### Work instructions
State the number of lines that contain "chart", with no other text.

### Recorded information
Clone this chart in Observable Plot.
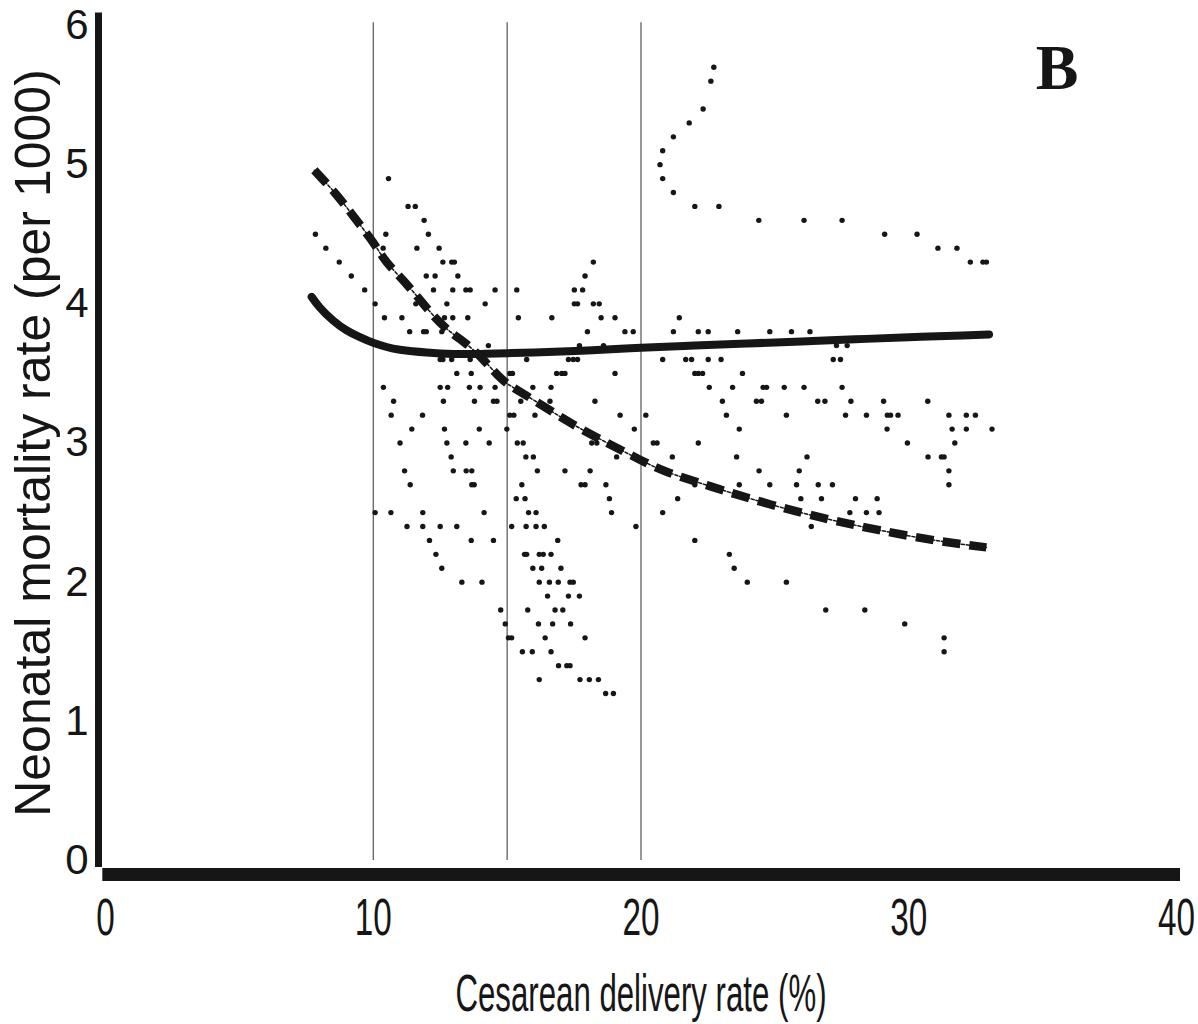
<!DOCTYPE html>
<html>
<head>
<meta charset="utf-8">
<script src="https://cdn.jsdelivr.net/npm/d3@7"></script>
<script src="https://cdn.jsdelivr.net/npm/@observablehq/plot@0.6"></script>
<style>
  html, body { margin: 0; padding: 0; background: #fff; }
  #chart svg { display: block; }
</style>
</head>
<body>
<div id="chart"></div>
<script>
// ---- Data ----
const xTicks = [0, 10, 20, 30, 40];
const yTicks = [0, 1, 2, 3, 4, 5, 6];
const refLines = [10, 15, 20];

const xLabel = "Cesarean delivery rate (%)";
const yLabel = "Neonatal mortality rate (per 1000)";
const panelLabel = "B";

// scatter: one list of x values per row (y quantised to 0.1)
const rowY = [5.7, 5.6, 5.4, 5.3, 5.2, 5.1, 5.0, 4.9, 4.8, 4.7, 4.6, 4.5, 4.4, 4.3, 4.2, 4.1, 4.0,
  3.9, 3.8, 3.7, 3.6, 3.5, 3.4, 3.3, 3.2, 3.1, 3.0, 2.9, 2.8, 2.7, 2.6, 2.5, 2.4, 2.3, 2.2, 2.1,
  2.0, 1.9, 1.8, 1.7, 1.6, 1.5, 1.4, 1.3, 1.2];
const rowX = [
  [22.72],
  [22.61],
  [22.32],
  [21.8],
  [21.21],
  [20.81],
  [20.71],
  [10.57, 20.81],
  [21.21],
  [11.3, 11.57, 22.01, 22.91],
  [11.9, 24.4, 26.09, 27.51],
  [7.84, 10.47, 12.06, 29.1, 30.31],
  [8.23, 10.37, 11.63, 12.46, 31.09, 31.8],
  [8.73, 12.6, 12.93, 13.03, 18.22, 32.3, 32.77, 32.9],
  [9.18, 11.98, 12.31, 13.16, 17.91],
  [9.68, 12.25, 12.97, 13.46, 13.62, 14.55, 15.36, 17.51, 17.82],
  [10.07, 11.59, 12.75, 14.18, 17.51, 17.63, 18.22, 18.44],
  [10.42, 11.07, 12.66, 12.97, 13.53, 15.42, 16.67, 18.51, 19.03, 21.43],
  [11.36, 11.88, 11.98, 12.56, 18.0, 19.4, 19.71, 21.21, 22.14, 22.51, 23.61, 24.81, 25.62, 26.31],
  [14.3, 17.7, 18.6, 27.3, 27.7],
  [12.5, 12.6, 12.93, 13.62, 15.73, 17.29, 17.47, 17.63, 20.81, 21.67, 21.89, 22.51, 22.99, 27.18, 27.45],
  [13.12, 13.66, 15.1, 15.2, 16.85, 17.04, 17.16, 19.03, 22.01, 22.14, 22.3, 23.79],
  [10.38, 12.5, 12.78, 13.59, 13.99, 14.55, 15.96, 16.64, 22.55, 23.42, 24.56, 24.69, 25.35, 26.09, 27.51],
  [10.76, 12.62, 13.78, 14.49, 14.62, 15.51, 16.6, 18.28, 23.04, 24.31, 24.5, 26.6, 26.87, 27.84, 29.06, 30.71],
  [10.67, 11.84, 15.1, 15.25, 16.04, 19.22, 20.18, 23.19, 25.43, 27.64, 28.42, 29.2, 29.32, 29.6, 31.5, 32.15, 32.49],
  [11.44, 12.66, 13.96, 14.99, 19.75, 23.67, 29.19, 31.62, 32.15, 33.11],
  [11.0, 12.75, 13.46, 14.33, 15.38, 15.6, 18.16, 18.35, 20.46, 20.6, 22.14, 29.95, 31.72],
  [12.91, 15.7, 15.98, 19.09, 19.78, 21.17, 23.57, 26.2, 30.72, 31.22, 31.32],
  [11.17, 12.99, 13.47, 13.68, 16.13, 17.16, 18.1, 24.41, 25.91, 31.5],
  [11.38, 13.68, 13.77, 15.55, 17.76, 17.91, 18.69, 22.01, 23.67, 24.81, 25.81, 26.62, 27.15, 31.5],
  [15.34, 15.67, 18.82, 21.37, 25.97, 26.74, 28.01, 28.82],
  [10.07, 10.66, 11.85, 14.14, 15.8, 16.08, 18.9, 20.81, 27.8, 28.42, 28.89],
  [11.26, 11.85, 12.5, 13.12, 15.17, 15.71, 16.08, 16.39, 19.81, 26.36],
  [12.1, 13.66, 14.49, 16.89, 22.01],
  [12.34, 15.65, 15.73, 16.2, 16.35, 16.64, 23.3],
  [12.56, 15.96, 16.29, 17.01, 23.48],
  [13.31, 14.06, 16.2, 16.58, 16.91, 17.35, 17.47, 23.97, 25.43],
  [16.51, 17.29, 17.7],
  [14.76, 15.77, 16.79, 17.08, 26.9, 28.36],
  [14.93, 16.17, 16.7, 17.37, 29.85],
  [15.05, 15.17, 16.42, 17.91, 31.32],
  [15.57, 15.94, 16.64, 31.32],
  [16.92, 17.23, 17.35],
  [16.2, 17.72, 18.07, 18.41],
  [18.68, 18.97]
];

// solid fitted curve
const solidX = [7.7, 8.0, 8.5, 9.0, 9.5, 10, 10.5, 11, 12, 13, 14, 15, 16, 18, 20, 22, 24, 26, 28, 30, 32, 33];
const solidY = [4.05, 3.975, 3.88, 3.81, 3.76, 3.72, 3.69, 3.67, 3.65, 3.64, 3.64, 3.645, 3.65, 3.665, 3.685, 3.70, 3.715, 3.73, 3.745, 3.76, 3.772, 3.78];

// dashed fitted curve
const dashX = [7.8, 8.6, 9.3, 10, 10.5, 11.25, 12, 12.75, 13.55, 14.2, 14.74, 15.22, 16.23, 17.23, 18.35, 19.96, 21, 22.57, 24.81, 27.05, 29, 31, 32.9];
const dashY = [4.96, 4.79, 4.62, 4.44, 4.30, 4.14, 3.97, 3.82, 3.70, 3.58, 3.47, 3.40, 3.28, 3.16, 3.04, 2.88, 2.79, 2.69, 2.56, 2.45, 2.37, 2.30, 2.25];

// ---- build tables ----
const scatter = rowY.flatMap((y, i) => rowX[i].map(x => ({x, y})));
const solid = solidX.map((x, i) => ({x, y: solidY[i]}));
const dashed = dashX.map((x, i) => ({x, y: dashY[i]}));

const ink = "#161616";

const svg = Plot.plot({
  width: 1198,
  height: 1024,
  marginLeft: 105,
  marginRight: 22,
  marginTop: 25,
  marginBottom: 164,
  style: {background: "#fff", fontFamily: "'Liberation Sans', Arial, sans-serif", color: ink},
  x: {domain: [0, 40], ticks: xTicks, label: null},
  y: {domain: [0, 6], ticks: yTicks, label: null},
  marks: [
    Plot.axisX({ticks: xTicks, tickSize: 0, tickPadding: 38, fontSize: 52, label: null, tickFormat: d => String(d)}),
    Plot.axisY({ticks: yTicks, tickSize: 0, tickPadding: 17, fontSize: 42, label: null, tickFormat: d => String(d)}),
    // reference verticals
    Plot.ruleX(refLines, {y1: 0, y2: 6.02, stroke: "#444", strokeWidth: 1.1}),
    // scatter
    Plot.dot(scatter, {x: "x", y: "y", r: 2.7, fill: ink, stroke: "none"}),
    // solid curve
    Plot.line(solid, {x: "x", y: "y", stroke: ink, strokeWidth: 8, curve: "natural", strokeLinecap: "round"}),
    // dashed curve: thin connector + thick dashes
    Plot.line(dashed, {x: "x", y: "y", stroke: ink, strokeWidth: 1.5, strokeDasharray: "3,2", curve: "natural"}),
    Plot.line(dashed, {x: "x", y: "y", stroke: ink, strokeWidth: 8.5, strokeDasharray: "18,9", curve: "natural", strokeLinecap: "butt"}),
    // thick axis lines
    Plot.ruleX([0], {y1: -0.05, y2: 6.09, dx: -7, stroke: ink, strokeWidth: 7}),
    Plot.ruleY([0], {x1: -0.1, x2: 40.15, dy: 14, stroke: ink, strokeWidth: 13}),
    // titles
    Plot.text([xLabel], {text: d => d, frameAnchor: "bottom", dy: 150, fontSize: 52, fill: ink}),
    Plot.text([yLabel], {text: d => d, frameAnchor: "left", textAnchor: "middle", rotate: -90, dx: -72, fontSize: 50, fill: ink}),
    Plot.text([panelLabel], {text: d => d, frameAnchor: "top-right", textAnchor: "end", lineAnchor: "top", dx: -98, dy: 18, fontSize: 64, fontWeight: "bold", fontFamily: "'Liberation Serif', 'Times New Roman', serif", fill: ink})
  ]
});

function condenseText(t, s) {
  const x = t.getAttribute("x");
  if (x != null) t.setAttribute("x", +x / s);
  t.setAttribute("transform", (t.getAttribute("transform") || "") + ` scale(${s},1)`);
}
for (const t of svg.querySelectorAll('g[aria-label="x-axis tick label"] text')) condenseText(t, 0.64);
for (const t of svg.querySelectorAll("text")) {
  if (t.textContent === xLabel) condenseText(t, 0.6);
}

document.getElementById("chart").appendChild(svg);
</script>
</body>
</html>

### Solution for this task
4